Judgment (8 paragraphs)
Judgment 1On 15 July 2011, I gave judgment in the matter of K & M Prodanovski Pty Limited v Calliden Insurance Limited [2011] NSWSC 738 ('the substantive matter'). The present hearing deals with the appropriate costs order arising from that matter. 2The substantive matter concerned a Lamborghini motor vehicle ('the vehicle'), which was substantially damaged in an accident. The plaintiff had purchased the Lamborghini for $980, 000. 3Pursuant to leave granted in Court, the plaintiff sought a declaration that the insured motor vehicle is a written off vehicle within the meaning of section 16B (3) (f) of the Road Transport (Vehicle Registration) Act 1997 (NSW) . 4The plaintiff further sought an order that the defendant pay to it the sum of $971, 000 being the purchase price of the vehicle less the excess payable. 5In the alternative, the plaintiff contended that in the event that the Court were to conclude that, notwithstanding the passage of time since the accident, that the defendant remains entitled to repair the insured motor vehicle or to pay the cost of repairing that motor vehicle, that such an order be made for repair forthwith. 6Finally, the plaintiff sought orders that the defendant pay the plaintiff interest and/or damages, including the cost of storage of the vehicle.

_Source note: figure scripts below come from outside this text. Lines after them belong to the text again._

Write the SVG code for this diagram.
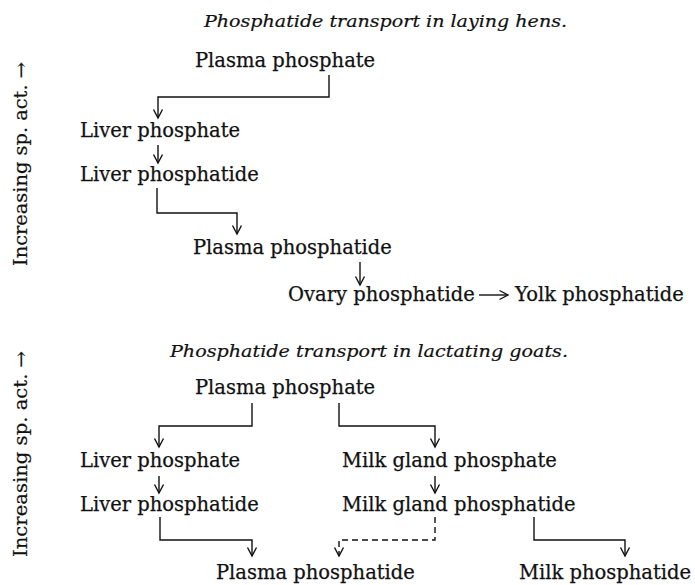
<svg xmlns="http://www.w3.org/2000/svg" width="695" height="585" viewBox="0 0 695 585">
<defs>
<style>
.t{font-family:"DejaVu Serif","Liberation Serif",serif;font-size:19.5px;fill:#111;stroke:#111;stroke-width:0.25}
.ti{font-family:"DejaVu Serif","Liberation Serif",serif;font-style:italic;font-size:17.5px;fill:#111;stroke:#111;stroke-width:0.2}
.side{font-family:"DejaVu Serif","Liberation Serif",serif;font-size:18px;fill:#111;stroke:#111;stroke-width:0.2}
.c{fill:none;stroke:#111;stroke-width:1.4}
.d{stroke-dasharray:6,4}
</style>
<marker id="ah" markerUnits="userSpaceOnUse" markerWidth="14" markerHeight="14" viewBox="-10 -7 14 14" refX="0" refY="0" orient="auto">
<path d="M-8.5,-4.5 L0,0 L-8.5,4.5" fill="none" stroke="#111" stroke-width="1.4"/>
</marker>
</defs>
<rect width="695" height="585" fill="#fff"/>

<text class="ti" x="204" y="27" textLength="363" lengthAdjust="spacingAndGlyphs">Phosphatide transport in laying hens.</text>
<text class="side" transform="translate(27,266) rotate(-90)" textLength="204" lengthAdjust="spacingAndGlyphs">Increasing sp. act. →</text>

<g id="h-plasma-phosphate"><text class="t" x="195" y="67">Plasma phosphate</text></g>
<g id="h-liver-phosphate"><text class="t" x="80" y="137">Liver phosphate</text></g>
<g id="h-liver-phosphatide"><text class="t" x="80" y="181">Liver phosphatide</text></g>
<g id="h-plasma-phosphatide"><text class="t" x="193" y="254">Plasma phosphatide</text></g>
<g id="h-ovary-phosphatide"><text class="t" x="288" y="301">Ovary phosphatide</text></g>
<g id="h-yolk-phosphatide"><text class="t" x="515" y="301">Yolk phosphatide</text></g>

<text class="ti" x="170" y="357" textLength="398" lengthAdjust="spacingAndGlyphs">Phosphatide transport in lactating goats.</text>
<text class="side" transform="translate(27,557) rotate(-90)" textLength="206" lengthAdjust="spacingAndGlyphs">Increasing sp. act. →</text>

<g id="g-plasma-phosphate"><text class="t" x="195" y="394">Plasma phosphate</text></g>
<g id="g-liver-phosphate"><text class="t" x="80" y="467">Liver phosphate</text></g>
<g id="g-milk-gland-phosphate"><text class="t" x="342" y="467">Milk gland phosphate</text></g>
<g id="g-liver-phosphatide"><text class="t" x="80" y="511">Liver phosphatide</text></g>
<g id="g-milk-gland-phosphatide"><text class="t" x="342" y="511">Milk gland phosphatide</text></g>
<g id="g-plasma-phosphatide"><text class="t" x="216" y="579">Plasma phosphatide</text></g>
<g id="g-milk-phosphatide"><text class="t" x="519" y="579">Milk phosphatide</text></g>

<g id="connectors">
<path class="c" d="M329,75 V97 H158 V118" marker-end="url(#ah)"/>
<path class="c" d="M158,145 V163" marker-end="url(#ah)"/>
<path class="c" d="M157,188 V213 H237 V234" marker-end="url(#ah)"/>
<path class="c" d="M360,262 V285" marker-end="url(#ah)"/>
<path class="c" d="M479,295 H508" marker-end="url(#ah)"/>

<path class="c" d="M252,403 V426 H159 V447" marker-end="url(#ah)"/>
<path class="c" d="M339,403 V426 H435 V447" marker-end="url(#ah)"/>
<path class="c" d="M159,476 V493" marker-end="url(#ah)"/>
<path class="c" d="M435,476 V493" marker-end="url(#ah)"/>
<path class="c" d="M160,517 V540 H252 V556" marker-end="url(#ah)"/>
<path class="c d" d="M435,517 V540 H339 V556" marker-end="url(#ah)"/>
<path class="c" d="M534,517 V540 H625 V556" marker-end="url(#ah)"/>
</g>
</svg>
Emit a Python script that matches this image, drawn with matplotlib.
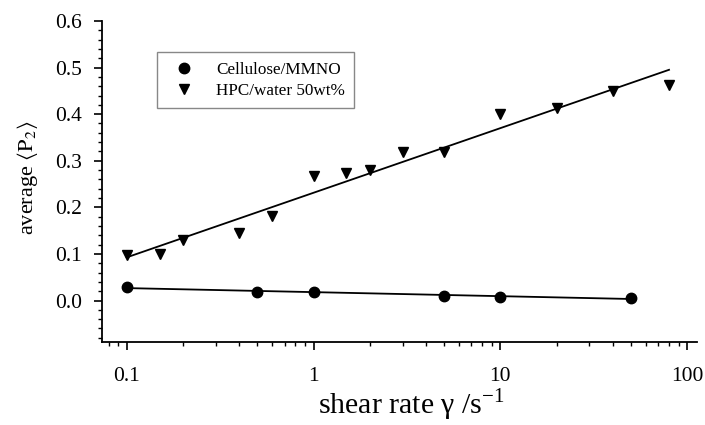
import numpy as np
import matplotlib
matplotlib.use('Agg')
import matplotlib.pyplot as plt
from matplotlib.ticker import MultipleLocator, LogLocator, NullFormatter, FixedFormatter, FixedLocator

plt.rcParams['font.family'] = ['Liberation Serif', 'DejaVu Serif']
plt.rcParams['mathtext.fontset'] = 'stix'

# Cellulose/MMNO (circles)
cell_rate = [0.1, 0.5, 1, 5, 10, 50]
cell_p2 = [0.029, 0.019, 0.018, 0.010, 0.008, 0.006]

# HPC/water 50wt% (triangles)
hpc_rate = [0.1, 0.15, 0.2, 0.4, 0.6, 1, 1.5, 2, 3, 5, 10, 20, 40, 80]
hpc_p2 = [0.098, 0.099, 0.130, 0.145, 0.181, 0.268, 0.274, 0.281, 0.318, 0.318,
          0.400, 0.414, 0.449, 0.462]

x_ticks = [0.1, 1, 10, 100]
x_ticklabels = ['0.1', '1', '10', '100']

fig = plt.figure(figsize=(7.05, 4.25), dpi=100)
ax = fig.add_axes([0.1443, 0.1953, 0.8444, 0.7553])

# linear fits of P2 against log(rate)
for rate, p2 in [(cell_rate, cell_p2), (hpc_rate, hpc_p2)]:
    lr = np.log10(rate)
    k, b = np.polyfit(lr, p2, 1)
    xs = np.array([min(rate), max(rate)])
    ax.plot(xs, k * np.log10(xs) + b, color='black', lw=1.3, zorder=2)

ax.plot(cell_rate, cell_p2, 'o', color='black', ms=7.5, label='Cellulose/MMNO', zorder=3)
ax.plot(hpc_rate, hpc_p2, 'v', color='black', ms=7.8, label='HPC/water 50wt%', zorder=3)

ax.set_xscale('log')
ax.set_xlim(0.0735, 113)
ax.set_ylim(-0.089, 0.6)

ax.xaxis.set_major_locator(FixedLocator(x_ticks))
ax.xaxis.set_major_formatter(FixedFormatter(x_ticklabels))
ax.xaxis.set_minor_locator(LogLocator(base=10, subs=np.arange(2, 10)))
ax.xaxis.set_minor_formatter(NullFormatter())

ax.yaxis.set_major_locator(MultipleLocator(0.1))
ax.yaxis.set_minor_locator(MultipleLocator(0.02))
ax.yaxis.set_major_formatter(matplotlib.ticker.FormatStrFormatter('%.1f'))

for s in ['top', 'right']:
    ax.spines[s].set_visible(False)
for s in ['left', 'bottom']:
    ax.spines[s].set_linewidth(1.3)

ax.tick_params(which='major', direction='out', length=6, width=1.2, labelsize=15.5)
ax.tick_params(axis='x', which='major', pad=12)
ax.tick_params(axis='y', which='major', pad=8)
ax.tick_params(which='minor', direction='out', length=3, width=1.0)

ax.set_xlabel(r'shear rate γ /s$^{\mathregular{-1}}$', fontsize=21.5)
ax.xaxis.set_label_coords(0.52, -0.143)
ax.set_ylabel(r'average $\langle\mathrm{P}_2\rangle$', fontsize=16)
ax.yaxis.set_label_coords(-0.104, 0.51)

leg = ax.legend(loc='upper left', bbox_to_anchor=(0.093, 0.903), fontsize=12.3,
                frameon=True, fancybox=False, edgecolor='#888888', framealpha=1,
                handletextpad=0.9, borderpad=0.55, labelspacing=0.3, markerscale=1.0,
                borderaxespad=0)
leg.get_frame().set_linewidth(1.0)

fig.savefig('out.png', dpi=100)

Result of the substantive proceedings 7In the substantive proceedings, the Court rejected the plaintiff's case that the vehicle was a statutory written-off vehicle. This finding was primarily reliant on the Court's favourable assessment of Mr Movizio's evidence. 8The Court then considered the plaintiff's claim that the defendant failed to elect to repair the vehicle within a reasonable time such that the defendant was entitled to the full value of the car less excess. The Court also found against the plaintiff in this regard. The Court did not accept that the defendant elected, as early as September 2009 to repair the vehicle, but by 20 September 2011 there was a clear and unequivocal election to repair. In the circumstances that pertained to this case, it was accepted that this was not an unreasonable delay, so as to amount to a breach of the insurance policy. 9Accordingly, Order 1 directed the defendant to pay the costs of repair of the plaintiff's vehicle to within industry tolerance. Save for some disagreement as to the exact cost of repair, in substance this order accorded with the view of the defendant's liability to the plaintiff throughout the hearing.